I believe you when you say that you’re drawn to the abstract qualities in the music, but it’s not really like that for us. When you walk down the street your thoughts aren’t linear. The shit you see and feel, and your reactions are from being so accustomed to a variety of sensual experiences that you don’t really register as being as fantastic as they really are. The way our videos and the way the music changes represent something more literal, something that’s much closer to life than something that’s an abstraction of life. To me, you if speak about, or just stay in one kind of groove for four minutes — nothing like that happens in real life except for sleep or maybe an office job, or something like that. But we don’t really approach art from those kinds vantage points. So it’s more like we’re living and translating, transferring it all into some kind of art form, which happens to be music. So it may seem abstract, but for us it is a very literal translation of the way that life passes by.

Do you ever consider how the music that you make or how your position as an artists is perceived?

No, not really. It’s not that different from the other stuff, to me. I don’t doubt that people see it as being different or as you said, abstract, but I didn’t mean to approach it like that. We go off of instinct and do the things that seem natural, and just go with things that feel like a groove and harmony and melody or whatever. Whatever comes out, we just leave it like that. So it never really seemed all that different to me. It has been taken that way, but we don’t mind.

When Black Up was released last year, I don’t think I read anything about the record that didn’t allude to you not doing interviews, or that you keep you presence or history Digable Planets concealed. Was that real or just some sort of media virus?

No, it wasn’t real. It was just some peoples’ original take on our whole stance. I never understood the purpose of talking to a media person or a critic about the music. It’s like, … the music is there. To me it’s incumbent upon the person who has positioned himself as the critic, or the observer, or some kind of cat who can really analyze music. I never understood why they just didn’t do that. Instead they want to talk about, “hey, what’s your process? What kind of groups inspired you?” To me, that’s a misrepresentation of inspiration. To sit down and say, “This group inspired me to make this record …” That is so linear and so narrow that it seems impossible and somewhat myopic. So I always thought, look, you do your record, put it out, and then anything that happens subsequent to that in the media doesn’t necessarily need to include the person that did it, because the cat already did it. He made the artifact, so now go and do what you do with.
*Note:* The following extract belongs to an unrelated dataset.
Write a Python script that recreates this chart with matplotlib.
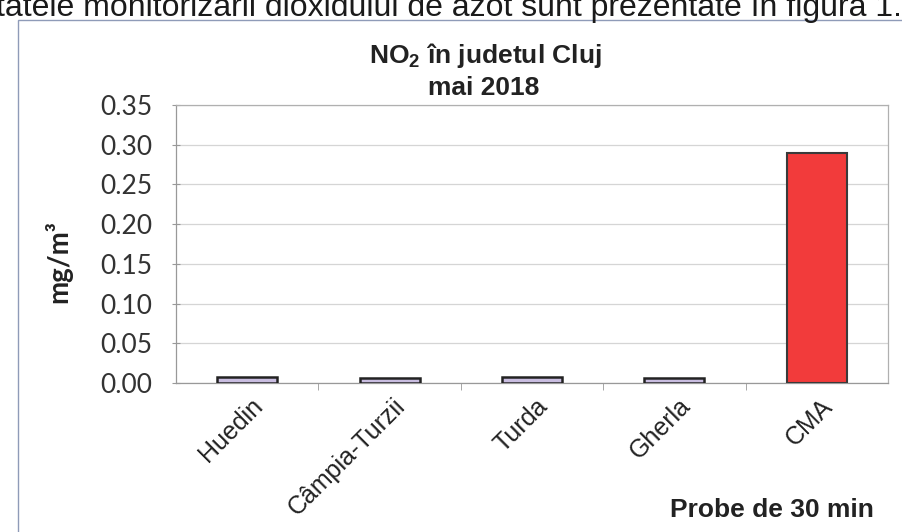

It wasn’t about secrecy or mystery. This talk that we’re having right now is pretty good, but during the last five interviews that I’ve done, the questions have been, “What’s the name of your group mean?” “What’s the process in the studio?” And I’m like "c’mon …" To get someone on the telephone and say "tell me something profound right now," doesn’t do the music any justice, and it veers away from the simple fact that we already put so much of what we feel and like and are sensitive to into the music.

So much talk about it kind of created an all new sense of mystery around the band, and a minor sense of mania in and of itself. People have a tendency to be really drawn to something if you tell them there’s a void in the information chain.

Yeah, but the only way that can be done properly is if whoever is doing it, really means it. It can’t be done as some sort of stunt or manipulation, which we never really wanted to do. It was what it was.